Start of PROVIDED RECORDS

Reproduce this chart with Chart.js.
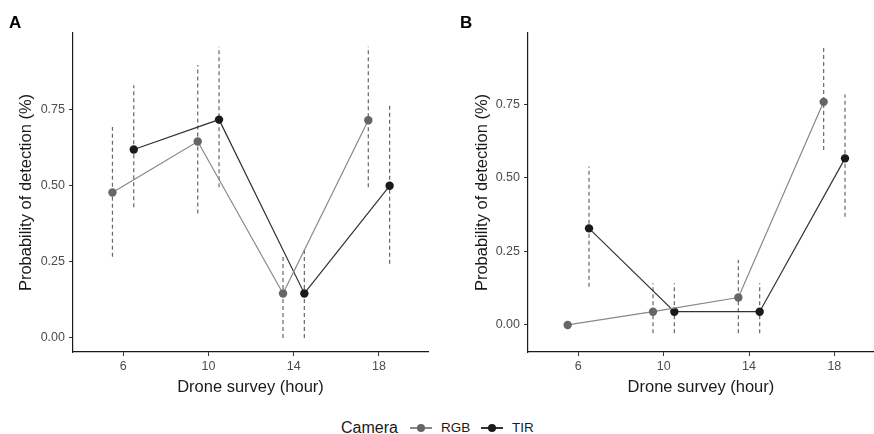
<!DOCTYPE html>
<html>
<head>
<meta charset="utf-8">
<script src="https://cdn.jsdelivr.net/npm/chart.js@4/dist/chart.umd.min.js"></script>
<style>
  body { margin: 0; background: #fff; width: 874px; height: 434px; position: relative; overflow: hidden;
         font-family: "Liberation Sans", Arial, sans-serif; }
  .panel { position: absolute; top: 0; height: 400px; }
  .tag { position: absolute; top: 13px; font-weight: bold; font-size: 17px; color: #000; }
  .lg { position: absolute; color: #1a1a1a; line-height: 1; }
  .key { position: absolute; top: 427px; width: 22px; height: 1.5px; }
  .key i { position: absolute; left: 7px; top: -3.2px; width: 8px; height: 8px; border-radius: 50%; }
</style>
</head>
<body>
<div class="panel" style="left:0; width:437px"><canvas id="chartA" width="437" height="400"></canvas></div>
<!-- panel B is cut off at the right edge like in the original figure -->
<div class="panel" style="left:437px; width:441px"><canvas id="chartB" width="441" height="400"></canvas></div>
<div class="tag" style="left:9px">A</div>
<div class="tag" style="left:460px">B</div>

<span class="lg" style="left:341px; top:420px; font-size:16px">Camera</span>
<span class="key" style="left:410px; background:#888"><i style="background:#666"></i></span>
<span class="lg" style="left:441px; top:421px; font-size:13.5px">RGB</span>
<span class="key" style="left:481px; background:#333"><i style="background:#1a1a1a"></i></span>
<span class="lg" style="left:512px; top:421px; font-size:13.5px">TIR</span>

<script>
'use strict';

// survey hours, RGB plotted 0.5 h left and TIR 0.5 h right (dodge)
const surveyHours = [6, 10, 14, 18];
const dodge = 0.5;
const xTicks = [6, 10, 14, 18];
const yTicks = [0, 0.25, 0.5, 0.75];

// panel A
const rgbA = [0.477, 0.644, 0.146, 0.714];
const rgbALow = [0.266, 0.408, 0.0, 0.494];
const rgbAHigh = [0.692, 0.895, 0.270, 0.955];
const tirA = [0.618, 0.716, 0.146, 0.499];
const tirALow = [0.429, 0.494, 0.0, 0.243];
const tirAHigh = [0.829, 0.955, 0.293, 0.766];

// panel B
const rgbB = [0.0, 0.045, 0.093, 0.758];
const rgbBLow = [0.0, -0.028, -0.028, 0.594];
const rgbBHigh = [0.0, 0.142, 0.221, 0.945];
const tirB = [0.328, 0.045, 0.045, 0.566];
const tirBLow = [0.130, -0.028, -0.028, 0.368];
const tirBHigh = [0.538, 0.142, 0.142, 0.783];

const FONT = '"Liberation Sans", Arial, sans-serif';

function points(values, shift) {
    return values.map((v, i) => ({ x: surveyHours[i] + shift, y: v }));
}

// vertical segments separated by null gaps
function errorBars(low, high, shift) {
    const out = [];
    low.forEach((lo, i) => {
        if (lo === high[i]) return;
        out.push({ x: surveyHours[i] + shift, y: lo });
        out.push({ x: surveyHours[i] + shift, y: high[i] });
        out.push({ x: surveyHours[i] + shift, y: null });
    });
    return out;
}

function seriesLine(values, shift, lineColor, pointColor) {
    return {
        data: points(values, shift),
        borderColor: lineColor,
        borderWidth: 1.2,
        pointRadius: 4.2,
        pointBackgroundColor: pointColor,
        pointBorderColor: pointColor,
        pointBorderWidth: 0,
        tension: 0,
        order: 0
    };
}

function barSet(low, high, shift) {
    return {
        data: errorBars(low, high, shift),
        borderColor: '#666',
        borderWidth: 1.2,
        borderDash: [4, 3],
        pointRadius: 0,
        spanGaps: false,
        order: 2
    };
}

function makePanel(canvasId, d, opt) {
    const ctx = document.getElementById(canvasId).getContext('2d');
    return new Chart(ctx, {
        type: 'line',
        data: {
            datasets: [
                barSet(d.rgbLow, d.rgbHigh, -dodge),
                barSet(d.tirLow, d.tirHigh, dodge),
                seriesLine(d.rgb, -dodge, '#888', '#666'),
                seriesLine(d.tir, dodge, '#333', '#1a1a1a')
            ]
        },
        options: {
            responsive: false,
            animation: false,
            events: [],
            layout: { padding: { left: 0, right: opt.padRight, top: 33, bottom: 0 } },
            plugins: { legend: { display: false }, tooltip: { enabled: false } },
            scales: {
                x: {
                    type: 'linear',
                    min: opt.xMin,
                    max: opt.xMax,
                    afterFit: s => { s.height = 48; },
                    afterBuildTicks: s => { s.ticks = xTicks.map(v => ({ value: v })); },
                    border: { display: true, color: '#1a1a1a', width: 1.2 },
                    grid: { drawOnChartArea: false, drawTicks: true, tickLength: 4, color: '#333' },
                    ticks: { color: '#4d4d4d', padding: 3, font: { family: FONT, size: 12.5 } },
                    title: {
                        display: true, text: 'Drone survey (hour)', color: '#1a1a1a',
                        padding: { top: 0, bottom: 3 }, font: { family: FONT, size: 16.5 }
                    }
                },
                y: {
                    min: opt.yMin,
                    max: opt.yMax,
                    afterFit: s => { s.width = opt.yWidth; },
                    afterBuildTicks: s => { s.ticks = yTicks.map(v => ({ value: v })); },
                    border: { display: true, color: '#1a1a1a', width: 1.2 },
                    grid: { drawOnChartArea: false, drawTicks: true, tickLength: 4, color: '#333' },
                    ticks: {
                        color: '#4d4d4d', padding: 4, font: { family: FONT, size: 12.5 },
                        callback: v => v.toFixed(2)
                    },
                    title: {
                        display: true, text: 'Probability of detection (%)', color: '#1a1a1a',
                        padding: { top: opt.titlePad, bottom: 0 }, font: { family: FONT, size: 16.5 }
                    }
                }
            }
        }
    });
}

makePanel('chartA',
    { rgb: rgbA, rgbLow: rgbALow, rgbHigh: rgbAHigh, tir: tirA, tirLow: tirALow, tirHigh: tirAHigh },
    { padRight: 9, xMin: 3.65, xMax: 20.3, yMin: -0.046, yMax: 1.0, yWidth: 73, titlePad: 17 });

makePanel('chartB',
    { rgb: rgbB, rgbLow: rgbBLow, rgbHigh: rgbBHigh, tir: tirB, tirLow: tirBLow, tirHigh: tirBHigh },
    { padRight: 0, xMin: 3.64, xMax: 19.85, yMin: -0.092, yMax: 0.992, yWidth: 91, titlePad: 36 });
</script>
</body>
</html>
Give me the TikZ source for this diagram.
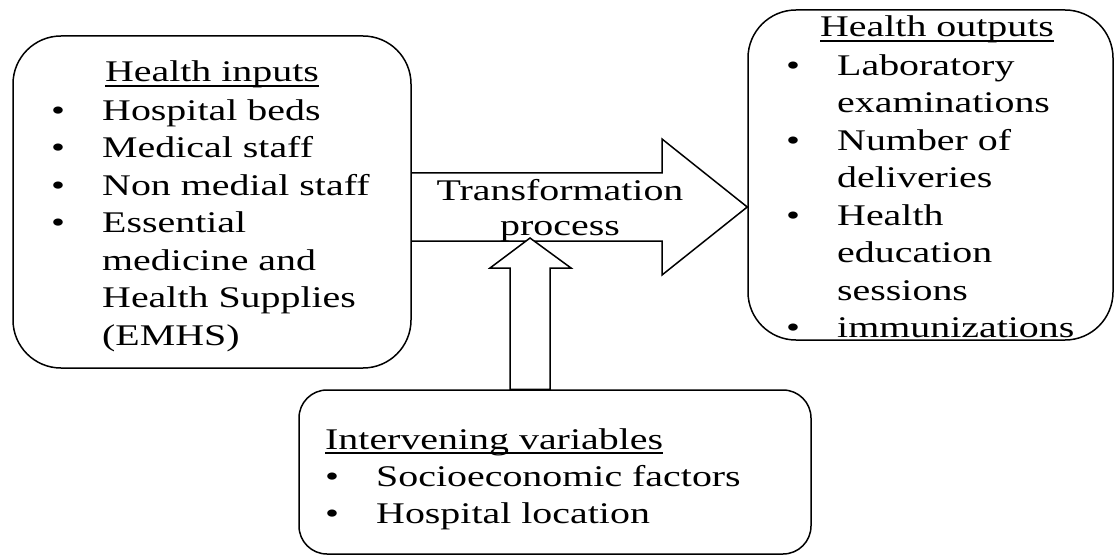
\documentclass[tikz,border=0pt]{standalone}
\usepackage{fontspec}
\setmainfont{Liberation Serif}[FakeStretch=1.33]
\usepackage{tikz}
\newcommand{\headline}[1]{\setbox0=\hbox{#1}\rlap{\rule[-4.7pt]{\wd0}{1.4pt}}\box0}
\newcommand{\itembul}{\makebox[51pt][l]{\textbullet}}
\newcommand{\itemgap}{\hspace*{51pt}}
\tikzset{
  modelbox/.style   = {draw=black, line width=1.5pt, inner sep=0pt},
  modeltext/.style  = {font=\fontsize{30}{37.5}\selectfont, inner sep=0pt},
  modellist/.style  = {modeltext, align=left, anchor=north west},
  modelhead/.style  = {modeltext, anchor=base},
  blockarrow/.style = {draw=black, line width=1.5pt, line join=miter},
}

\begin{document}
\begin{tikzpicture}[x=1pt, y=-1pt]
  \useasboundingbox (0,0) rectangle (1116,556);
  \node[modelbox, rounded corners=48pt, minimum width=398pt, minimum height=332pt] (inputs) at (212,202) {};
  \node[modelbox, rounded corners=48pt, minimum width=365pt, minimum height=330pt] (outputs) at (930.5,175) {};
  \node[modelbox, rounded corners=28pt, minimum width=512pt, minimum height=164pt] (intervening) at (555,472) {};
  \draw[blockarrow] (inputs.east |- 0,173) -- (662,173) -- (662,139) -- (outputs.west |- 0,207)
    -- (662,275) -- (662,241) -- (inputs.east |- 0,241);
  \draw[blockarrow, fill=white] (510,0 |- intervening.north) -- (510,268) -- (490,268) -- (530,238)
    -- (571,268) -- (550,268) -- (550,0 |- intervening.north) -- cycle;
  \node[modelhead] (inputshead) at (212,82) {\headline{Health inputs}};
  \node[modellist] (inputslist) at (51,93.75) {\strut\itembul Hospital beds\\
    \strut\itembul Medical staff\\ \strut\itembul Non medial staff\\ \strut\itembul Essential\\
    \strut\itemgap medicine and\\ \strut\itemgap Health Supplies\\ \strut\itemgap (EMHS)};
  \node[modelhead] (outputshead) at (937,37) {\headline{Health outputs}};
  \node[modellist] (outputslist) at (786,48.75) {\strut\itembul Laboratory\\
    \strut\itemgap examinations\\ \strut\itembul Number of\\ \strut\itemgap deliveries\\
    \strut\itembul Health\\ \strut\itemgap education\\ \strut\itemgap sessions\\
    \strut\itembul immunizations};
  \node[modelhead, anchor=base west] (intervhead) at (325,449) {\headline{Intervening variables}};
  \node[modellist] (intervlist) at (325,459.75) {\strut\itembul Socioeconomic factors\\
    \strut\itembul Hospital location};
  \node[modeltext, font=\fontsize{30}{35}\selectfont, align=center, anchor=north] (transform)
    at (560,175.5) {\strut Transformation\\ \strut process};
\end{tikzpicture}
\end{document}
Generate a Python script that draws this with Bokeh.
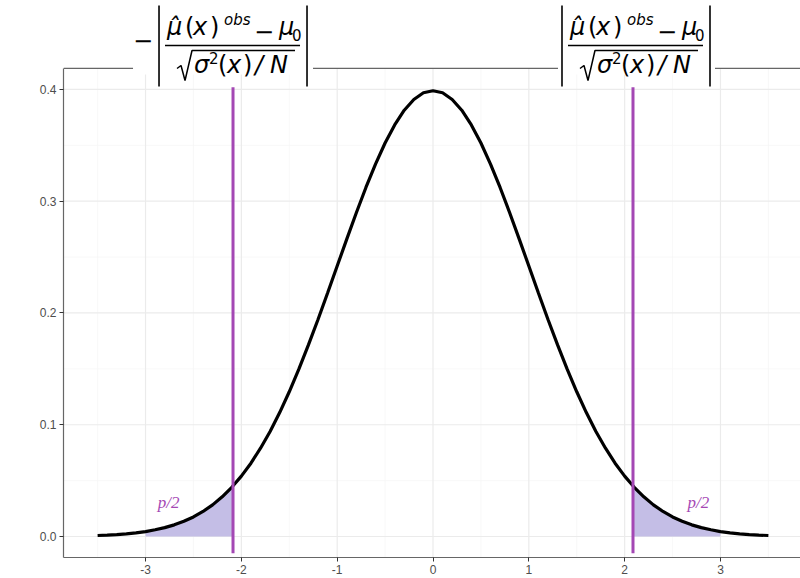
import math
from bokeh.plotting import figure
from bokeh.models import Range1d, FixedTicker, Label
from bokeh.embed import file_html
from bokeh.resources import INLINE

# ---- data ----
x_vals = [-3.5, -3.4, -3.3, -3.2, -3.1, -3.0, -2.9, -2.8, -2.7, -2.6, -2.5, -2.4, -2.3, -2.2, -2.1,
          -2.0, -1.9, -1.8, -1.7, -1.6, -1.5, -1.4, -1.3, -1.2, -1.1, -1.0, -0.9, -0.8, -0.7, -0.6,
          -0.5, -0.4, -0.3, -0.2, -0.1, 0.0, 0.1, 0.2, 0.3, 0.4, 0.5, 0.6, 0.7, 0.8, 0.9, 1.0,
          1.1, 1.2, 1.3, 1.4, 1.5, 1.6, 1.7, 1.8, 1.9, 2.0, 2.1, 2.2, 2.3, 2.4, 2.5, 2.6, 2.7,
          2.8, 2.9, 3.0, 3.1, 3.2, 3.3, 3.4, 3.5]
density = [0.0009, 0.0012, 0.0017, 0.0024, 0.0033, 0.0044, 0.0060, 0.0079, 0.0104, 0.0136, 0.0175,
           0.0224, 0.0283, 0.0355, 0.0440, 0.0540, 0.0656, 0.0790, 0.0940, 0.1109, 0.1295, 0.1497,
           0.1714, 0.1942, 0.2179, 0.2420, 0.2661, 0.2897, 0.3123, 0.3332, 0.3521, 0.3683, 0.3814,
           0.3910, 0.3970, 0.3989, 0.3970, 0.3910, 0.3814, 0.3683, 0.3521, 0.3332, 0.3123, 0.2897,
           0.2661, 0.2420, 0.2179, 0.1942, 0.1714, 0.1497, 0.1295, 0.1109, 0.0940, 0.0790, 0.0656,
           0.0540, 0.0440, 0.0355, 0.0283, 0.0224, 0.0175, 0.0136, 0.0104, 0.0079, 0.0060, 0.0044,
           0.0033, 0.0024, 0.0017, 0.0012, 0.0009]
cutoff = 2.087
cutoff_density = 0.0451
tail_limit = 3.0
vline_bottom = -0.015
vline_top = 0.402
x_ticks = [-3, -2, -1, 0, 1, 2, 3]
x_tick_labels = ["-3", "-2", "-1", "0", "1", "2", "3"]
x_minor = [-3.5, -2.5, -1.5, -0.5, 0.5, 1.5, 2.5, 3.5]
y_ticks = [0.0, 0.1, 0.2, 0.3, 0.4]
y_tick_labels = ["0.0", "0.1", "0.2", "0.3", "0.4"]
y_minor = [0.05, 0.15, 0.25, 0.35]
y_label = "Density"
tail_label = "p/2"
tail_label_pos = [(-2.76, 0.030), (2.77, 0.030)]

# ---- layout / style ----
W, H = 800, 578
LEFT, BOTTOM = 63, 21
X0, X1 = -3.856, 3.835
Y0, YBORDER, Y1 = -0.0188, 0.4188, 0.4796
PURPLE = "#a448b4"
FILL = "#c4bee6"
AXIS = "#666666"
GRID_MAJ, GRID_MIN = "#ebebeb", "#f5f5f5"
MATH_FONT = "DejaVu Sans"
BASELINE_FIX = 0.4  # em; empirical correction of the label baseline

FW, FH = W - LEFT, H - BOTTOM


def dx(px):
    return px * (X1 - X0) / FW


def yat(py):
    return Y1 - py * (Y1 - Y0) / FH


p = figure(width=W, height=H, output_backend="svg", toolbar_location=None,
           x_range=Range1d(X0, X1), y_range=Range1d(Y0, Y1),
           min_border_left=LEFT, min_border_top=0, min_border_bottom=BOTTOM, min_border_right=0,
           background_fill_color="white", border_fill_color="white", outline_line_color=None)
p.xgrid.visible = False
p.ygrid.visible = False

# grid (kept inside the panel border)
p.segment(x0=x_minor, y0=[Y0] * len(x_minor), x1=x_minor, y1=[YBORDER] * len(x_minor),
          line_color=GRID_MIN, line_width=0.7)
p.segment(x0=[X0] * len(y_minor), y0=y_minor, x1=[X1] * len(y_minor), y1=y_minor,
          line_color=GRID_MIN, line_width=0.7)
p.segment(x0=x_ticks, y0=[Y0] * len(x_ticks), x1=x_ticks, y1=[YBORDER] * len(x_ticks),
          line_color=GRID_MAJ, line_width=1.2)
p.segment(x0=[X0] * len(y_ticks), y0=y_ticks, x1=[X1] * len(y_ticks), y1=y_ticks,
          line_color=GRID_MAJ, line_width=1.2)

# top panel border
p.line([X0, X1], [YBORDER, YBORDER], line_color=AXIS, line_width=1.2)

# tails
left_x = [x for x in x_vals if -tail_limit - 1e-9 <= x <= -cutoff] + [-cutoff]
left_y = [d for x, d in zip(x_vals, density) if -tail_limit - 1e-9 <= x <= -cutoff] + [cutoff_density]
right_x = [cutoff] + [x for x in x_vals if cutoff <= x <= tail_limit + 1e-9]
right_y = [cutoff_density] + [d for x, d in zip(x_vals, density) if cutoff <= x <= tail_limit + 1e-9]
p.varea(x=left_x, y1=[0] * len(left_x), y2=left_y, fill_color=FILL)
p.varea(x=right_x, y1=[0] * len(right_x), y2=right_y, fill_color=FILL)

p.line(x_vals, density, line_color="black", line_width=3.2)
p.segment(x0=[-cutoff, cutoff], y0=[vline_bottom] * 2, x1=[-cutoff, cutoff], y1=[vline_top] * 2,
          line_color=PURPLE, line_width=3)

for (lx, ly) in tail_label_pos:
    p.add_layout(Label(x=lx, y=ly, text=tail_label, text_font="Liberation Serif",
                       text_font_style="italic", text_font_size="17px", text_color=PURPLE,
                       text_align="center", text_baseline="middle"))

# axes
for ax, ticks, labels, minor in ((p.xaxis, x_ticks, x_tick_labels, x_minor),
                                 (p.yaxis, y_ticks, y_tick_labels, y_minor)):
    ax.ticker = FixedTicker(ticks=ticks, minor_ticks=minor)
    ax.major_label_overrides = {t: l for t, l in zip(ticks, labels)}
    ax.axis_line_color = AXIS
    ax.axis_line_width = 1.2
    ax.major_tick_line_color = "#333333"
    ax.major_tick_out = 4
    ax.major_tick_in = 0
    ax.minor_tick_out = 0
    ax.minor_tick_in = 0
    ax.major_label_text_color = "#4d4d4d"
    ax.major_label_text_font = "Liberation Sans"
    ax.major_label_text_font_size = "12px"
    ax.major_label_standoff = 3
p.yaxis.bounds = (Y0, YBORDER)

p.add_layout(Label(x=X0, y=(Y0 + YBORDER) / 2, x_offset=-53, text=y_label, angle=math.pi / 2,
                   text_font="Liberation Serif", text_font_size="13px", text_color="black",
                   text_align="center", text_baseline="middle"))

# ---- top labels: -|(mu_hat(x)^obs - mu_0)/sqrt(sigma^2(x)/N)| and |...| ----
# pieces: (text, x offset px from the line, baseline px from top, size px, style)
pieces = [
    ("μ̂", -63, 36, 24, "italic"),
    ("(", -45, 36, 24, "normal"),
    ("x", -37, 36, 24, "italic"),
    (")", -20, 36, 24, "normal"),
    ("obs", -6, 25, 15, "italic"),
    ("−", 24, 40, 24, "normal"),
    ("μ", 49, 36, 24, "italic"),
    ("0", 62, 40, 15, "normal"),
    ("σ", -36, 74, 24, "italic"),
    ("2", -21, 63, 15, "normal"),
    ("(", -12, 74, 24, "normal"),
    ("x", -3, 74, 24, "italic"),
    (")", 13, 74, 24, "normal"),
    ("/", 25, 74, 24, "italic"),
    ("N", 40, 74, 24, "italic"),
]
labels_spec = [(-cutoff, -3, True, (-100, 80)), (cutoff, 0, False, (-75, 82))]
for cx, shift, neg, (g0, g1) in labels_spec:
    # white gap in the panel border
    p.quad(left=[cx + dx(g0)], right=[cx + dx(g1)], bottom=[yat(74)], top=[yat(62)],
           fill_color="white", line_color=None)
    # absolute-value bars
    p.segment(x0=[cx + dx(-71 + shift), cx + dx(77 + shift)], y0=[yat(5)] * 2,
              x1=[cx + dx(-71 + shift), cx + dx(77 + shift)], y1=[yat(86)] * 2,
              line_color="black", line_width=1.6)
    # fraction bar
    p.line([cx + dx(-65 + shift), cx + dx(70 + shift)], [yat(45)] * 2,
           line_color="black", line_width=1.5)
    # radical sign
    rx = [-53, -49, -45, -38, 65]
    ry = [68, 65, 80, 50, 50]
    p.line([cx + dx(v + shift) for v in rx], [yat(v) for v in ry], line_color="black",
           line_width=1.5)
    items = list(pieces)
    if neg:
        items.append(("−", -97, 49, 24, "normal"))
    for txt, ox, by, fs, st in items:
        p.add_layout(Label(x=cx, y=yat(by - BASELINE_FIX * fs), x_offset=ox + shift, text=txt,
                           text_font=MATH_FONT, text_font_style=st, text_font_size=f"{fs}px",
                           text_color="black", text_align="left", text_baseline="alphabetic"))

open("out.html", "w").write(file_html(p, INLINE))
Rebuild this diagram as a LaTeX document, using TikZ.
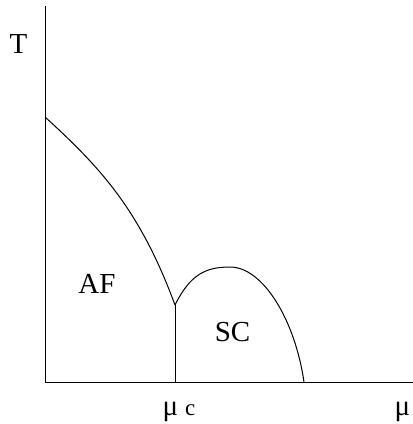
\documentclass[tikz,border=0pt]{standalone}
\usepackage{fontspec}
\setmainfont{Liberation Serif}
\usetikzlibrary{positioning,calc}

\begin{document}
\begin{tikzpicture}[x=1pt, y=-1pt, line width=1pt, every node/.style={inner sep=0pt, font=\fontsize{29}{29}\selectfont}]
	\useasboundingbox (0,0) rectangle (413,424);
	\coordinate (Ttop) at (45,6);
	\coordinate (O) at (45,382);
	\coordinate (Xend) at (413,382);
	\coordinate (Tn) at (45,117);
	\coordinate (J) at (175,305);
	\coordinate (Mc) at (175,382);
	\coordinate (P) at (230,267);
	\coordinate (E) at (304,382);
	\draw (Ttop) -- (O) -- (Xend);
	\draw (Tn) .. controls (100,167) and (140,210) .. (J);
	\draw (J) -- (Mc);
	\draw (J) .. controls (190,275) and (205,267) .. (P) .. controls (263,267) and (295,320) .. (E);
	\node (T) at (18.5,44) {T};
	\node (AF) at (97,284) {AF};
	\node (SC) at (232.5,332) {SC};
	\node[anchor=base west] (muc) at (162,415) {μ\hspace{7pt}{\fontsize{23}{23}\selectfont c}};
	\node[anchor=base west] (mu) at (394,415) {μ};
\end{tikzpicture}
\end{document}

End of PROVIDED RECORDS

INSTRUCTION — Determine how many lines of the entries above carry the string "diagram", and give that number alone.

EXERCISE OUTPUT — 2